>> start RAW DATA
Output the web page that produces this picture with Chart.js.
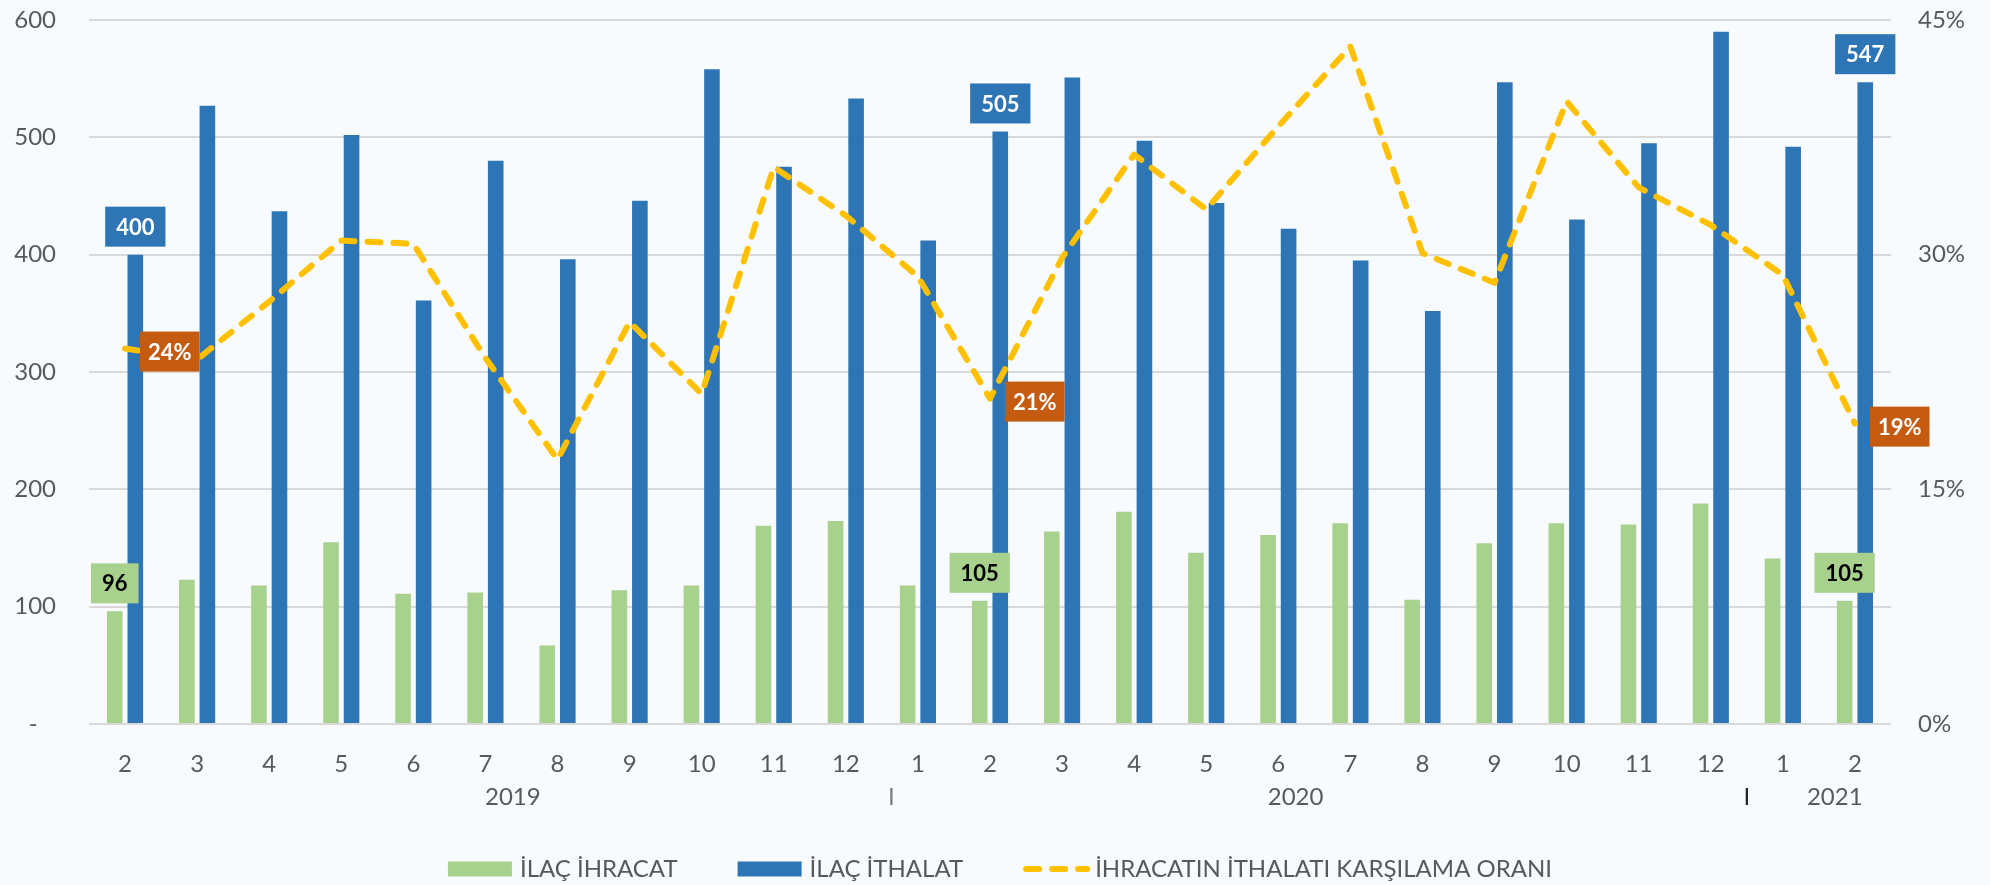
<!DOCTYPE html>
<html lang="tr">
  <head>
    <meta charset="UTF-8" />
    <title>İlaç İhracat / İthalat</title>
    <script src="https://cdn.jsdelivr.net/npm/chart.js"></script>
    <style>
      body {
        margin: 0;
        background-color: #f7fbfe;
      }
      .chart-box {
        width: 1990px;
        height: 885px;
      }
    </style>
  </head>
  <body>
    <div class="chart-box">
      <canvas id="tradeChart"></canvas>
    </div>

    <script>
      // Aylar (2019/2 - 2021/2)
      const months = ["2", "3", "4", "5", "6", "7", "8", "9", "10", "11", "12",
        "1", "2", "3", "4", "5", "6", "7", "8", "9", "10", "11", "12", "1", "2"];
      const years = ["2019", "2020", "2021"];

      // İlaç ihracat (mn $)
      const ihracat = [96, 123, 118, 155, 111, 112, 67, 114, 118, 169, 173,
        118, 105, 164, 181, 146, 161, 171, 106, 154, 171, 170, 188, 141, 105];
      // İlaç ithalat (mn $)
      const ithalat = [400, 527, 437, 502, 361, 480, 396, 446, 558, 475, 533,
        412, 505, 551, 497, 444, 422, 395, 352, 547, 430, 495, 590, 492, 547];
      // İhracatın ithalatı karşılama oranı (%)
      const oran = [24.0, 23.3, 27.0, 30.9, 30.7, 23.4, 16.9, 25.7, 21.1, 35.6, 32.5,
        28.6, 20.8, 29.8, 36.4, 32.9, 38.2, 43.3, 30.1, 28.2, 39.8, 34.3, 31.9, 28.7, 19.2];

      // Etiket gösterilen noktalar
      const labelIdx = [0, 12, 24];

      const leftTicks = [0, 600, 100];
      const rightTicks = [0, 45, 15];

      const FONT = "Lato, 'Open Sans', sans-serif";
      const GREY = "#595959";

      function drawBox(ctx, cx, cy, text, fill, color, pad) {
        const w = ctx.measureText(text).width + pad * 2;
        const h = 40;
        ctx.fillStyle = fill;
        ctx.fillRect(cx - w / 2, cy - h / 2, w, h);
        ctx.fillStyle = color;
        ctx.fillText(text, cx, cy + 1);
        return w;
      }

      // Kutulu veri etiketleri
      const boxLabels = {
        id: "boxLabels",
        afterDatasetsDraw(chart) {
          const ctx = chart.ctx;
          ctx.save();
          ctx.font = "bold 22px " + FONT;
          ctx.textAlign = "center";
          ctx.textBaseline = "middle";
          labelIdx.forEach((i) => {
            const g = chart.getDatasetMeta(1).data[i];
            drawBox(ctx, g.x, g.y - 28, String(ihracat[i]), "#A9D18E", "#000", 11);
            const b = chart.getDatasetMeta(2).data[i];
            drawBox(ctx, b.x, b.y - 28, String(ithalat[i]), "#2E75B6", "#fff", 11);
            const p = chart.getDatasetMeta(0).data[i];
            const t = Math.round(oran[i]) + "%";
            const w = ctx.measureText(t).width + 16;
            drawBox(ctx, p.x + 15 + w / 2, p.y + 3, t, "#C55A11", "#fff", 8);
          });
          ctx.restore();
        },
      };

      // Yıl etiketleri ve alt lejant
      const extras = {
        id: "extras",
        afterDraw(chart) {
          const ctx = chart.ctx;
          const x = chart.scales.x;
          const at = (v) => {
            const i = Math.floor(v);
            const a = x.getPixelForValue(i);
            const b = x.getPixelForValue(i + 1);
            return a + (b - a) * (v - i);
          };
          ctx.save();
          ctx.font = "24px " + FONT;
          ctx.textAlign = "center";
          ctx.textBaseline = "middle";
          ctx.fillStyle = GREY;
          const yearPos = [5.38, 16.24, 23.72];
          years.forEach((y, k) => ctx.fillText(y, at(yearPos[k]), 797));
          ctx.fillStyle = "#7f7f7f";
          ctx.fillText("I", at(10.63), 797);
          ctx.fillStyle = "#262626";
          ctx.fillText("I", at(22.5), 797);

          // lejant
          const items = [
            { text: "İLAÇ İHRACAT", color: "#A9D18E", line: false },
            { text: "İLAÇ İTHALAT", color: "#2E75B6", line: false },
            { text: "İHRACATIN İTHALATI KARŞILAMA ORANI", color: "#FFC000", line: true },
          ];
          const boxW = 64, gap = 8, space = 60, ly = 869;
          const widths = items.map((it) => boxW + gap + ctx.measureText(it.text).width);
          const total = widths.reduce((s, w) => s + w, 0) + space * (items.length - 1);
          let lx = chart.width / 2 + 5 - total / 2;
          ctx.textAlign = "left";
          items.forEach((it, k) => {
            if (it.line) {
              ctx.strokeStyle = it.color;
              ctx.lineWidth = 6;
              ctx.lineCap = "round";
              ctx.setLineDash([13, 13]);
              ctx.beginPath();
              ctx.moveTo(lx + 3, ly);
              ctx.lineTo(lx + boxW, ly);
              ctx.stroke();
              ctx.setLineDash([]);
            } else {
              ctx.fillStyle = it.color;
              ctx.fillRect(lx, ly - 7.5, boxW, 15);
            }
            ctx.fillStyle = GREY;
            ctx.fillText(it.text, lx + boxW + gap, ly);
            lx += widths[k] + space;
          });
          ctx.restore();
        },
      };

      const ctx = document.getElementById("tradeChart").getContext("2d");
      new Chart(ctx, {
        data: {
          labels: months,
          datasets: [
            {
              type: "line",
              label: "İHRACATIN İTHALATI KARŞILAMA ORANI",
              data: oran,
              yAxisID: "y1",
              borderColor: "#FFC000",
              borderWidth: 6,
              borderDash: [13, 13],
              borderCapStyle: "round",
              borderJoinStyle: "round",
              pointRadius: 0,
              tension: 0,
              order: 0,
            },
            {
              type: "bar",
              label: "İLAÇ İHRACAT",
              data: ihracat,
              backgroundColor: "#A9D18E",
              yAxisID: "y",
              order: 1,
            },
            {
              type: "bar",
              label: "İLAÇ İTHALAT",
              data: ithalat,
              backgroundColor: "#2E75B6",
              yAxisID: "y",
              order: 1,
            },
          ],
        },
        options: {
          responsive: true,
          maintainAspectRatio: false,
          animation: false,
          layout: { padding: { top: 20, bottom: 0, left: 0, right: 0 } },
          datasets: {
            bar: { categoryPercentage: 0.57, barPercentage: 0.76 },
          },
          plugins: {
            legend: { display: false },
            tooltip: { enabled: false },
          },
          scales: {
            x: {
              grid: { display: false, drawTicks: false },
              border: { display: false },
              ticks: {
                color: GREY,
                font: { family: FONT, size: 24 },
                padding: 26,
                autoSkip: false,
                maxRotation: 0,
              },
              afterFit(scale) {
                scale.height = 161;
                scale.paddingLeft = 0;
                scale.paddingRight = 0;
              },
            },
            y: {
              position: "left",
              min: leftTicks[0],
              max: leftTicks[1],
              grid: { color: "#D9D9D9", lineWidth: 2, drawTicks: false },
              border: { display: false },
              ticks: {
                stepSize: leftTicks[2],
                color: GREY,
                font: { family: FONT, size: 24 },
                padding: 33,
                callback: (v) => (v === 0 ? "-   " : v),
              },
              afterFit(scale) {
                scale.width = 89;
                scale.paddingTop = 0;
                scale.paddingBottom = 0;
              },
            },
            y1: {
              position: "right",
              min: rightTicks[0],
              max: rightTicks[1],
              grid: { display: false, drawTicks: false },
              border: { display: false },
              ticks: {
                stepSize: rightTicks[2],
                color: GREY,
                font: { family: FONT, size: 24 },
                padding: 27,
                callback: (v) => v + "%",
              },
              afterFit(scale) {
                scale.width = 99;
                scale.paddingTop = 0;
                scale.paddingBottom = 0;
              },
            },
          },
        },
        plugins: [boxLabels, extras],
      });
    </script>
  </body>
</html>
>> end RAW DATA
◆ **EXERCISE AIM**
Copy the material above exactly and drop the pictures.

◆ **RESPONSE BELOW**
Output the web page that produces this picture with Chart.js.
<!DOCTYPE html>
<html lang="tr">
  <head>
    <meta charset="UTF-8" />
    <title>İlaç İhracat / İthalat</title>
    <script src="https://cdn.jsdelivr.net/npm/chart.js"></script>
    <style>
      body {
        margin: 0;
        background-color: #f7fbfe;
      }
      .chart-box {
        width: 1990px;
        height: 885px;
      }
    </style>
  </head>
  <body>
    <div class="chart-box">
      <canvas id="tradeChart"></canvas>
    </div>

    <script>
      // Aylar (2019/2 - 2021/2)
      const months = ["2", "3", "4", "5", "6", "7", "8", "9", "10", "11", "12",
        "1", "2", "3", "4", "5", "6", "7", "8", "9", "10", "11", "12", "1", "2"];
      const years = ["2019", "2020", "2021"];

      // İlaç ihracat (mn $)
      const ihracat = [96, 123, 118, 155, 111, 112, 67, 114, 118, 169, 173,
        118, 105, 164, 181, 146, 161, 171, 106, 154, 171, 170, 188, 141, 105];
      // İlaç ithalat (mn $)
      const ithalat = [400, 527, 437, 502, 361, 480, 396, 446, 558, 475, 533,
        412, 505, 551, 497, 444, 422, 395, 352, 547, 430, 495, 590, 492, 547];
      // İhracatın ithalatı karşılama oranı (%)
      const oran = [24.0, 23.3, 27.0, 30.9, 30.7, 23.4, 16.9, 25.7, 21.1, 35.6, 32.5,
        28.6, 20.8, 29.8, 36.4, 32.9, 38.2, 43.3, 30.1, 28.2, 39.8, 34.3, 31.9, 28.7, 19.2];

      // Etiket gösterilen noktalar
      const labelIdx = [0, 12, 24];

      const leftTicks = [0, 600, 100];
      const rightTicks = [0, 45, 15];

      const FONT = "Lato, 'Open Sans', sans-serif";
      const GREY = "#595959";

      function drawBox(ctx, cx, cy, text, fill, color, pad) {
        const w = ctx.measureText(text).width + pad * 2;
        const h = 40;
        ctx.fillStyle = fill;
        ctx.fillRect(cx - w / 2, cy - h / 2, w, h);
        ctx.fillStyle = color;
        ctx.fillText(text, cx, cy + 1);
        return w;
      }

      // Kutulu veri etiketleri
      const boxLabels = {
        id: "boxLabels",
        afterDatasetsDraw(chart) {
          const ctx = chart.ctx;
          ctx.save();
          ctx.font = "bold 22px " + FONT;
          ctx.textAlign = "center";
          ctx.textBaseline = "middle";
          labelIdx.forEach((i) => {
            const g = chart.getDatasetMeta(1).data[i];
            drawBox(ctx, g.x, g.y - 28, String(ihracat[i]), "#A9D18E", "#000", 11);
            const b = chart.getDatasetMeta(2).data[i];
            drawBox(ctx, b.x, b.y - 28, String(ithalat[i]), "#2E75B6", "#fff", 11);
            const p = chart.getDatasetMeta(0).data[i];
            const t = Math.round(oran[i]) + "%";
            const w = ctx.measureText(t).width + 16;
            drawBox(ctx, p.x + 15 + w / 2, p.y + 3, t, "#C55A11", "#fff", 8);
          });
          ctx.restore();
        },
      };

      // Yıl etiketleri ve alt lejant
      const extras = {
        id: "extras",
        afterDraw(chart) {
          const ctx = chart.ctx;
          const x = chart.scales.x;
          const at = (v) => {
            const i = Math.floor(v);
            const a = x.getPixelForValue(i);
            const b = x.getPixelForValue(i + 1);
            return a + (b - a) * (v - i);
          };
          ctx.save();
          ctx.font = "24px " + FONT;
          ctx.textAlign = "center";
          ctx.textBaseline = "middle";
          ctx.fillStyle = GREY;
          const yearPos = [5.38, 16.24, 23.72];
          years.forEach((y, k) => ctx.fillText(y, at(yearPos[k]), 797));
          ctx.fillStyle = "#7f7f7f";
          ctx.fillText("I", at(10.63), 797);
          ctx.fillStyle = "#262626";
          ctx.fillText("I", at(22.5), 797);

          // lejant
          const items = [
            { text: "İLAÇ İHRACAT", color: "#A9D18E", line: false },
            { text: "İLAÇ İTHALAT", color: "#2E75B6", line: false },
            { text: "İHRACATIN İTHALATI KARŞILAMA ORANI", color: "#FFC000", line: true },
          ];
          const boxW = 64, gap = 8, space = 60, ly = 869;
          const widths = items.map((it) => boxW + gap + ctx.measureText(it.text).width);
          const total = widths.reduce((s, w) => s + w, 0) + space * (items.length - 1);
          let lx = chart.width / 2 + 5 - total / 2;
          ctx.textAlign = "left";
          items.forEach((it, k) => {
            if (it.line) {
              ctx.strokeStyle = it.color;
              ctx.lineWidth = 6;
              ctx.lineCap = "round";
              ctx.setLineDash([13, 13]);
              ctx.beginPath();
              ctx.moveTo(lx + 3, ly);
              ctx.lineTo(lx + boxW, ly);
              ctx.stroke();
              ctx.setLineDash([]);
            } else {
              ctx.fillStyle = it.color;
              ctx.fillRect(lx, ly - 7.5, boxW, 15);
            }
            ctx.fillStyle = GREY;
            ctx.fillText(it.text, lx + boxW + gap, ly);
            lx += widths[k] + space;
          });
          ctx.restore();
        },
      };

      const ctx = document.getElementById("tradeChart").getContext("2d");
      new Chart(ctx, {
        data: {
          labels: months,
          datasets: [
            {
              type: "line",
              label: "İHRACATIN İTHALATI KARŞILAMA ORANI",
              data: oran,
              yAxisID: "y1",
              borderColor: "#FFC000",
              borderWidth: 6,
              borderDash: [13, 13],
              borderCapStyle: "round",
              borderJoinStyle: "round",
              pointRadius: 0,
              tension: 0,
              order: 0,
            },
            {
              type: "bar",
              label: "İLAÇ İHRACAT",
              data: ihracat,
              backgroundColor: "#A9D18E",
              yAxisID: "y",
              order: 1,
            },
            {
              type: "bar",
              label: "İLAÇ İTHALAT",
              data: ithalat,
              backgroundColor: "#2E75B6",
              yAxisID: "y",
              order: 1,
            },
          ],
        },
        options: {
          responsive: true,
          maintainAspectRatio: false,
          animation: false,
          layout: { padding: { top: 20, bottom: 0, left: 0, right: 0 } },
          datasets: {
            bar: { categoryPercentage: 0.57, barPercentage: 0.76 },
          },
          plugins: {
            legend: { display: false },
            tooltip: { enabled: false },
          },
          scales: {
            x: {
              grid: { display: false, drawTicks: false },
              border: { display: false },
              ticks: {
                color: GREY,
                font: { family: FONT, size: 24 },
                padding: 26,
                autoSkip: false,
                maxRotation: 0,
              },
              afterFit(scale) {
                scale.height = 161;
                scale.paddingLeft = 0;
                scale.paddingRight = 0;
              },
            },
            y: {
              position: "left",
              min: leftTicks[0],
              max: leftTicks[1],
              grid: { color: "#D9D9D9", lineWidth: 2, drawTicks: false },
              border: { display: false },
              ticks: {
                stepSize: leftTicks[2],
                color: GREY,
                font: { family: FONT, size: 24 },
                padding: 33,
                callback: (v) => (v === 0 ? "-   " : v),
              },
              afterFit(scale) {
                scale.width = 89;
                scale.paddingTop = 0;
                scale.paddingBottom = 0;
              },
            },
            y1: {
              position: "right",
              min: rightTicks[0],
              max: rightTicks[1],
              grid: { display: false, drawTicks: false },
              border: { display: false },
              ticks: {
                stepSize: rightTicks[2],
                color: GREY,
                font: { family: FONT, size: 24 },
                padding: 27,
                callback: (v) => v + "%",
              },
              afterFit(scale) {
                scale.width = 99;
                scale.paddingTop = 0;
                scale.paddingBottom = 0;
              },
            },
          },
        },
        plugins: [boxLabels, extras],
      });
    </script>
  </body>
</html>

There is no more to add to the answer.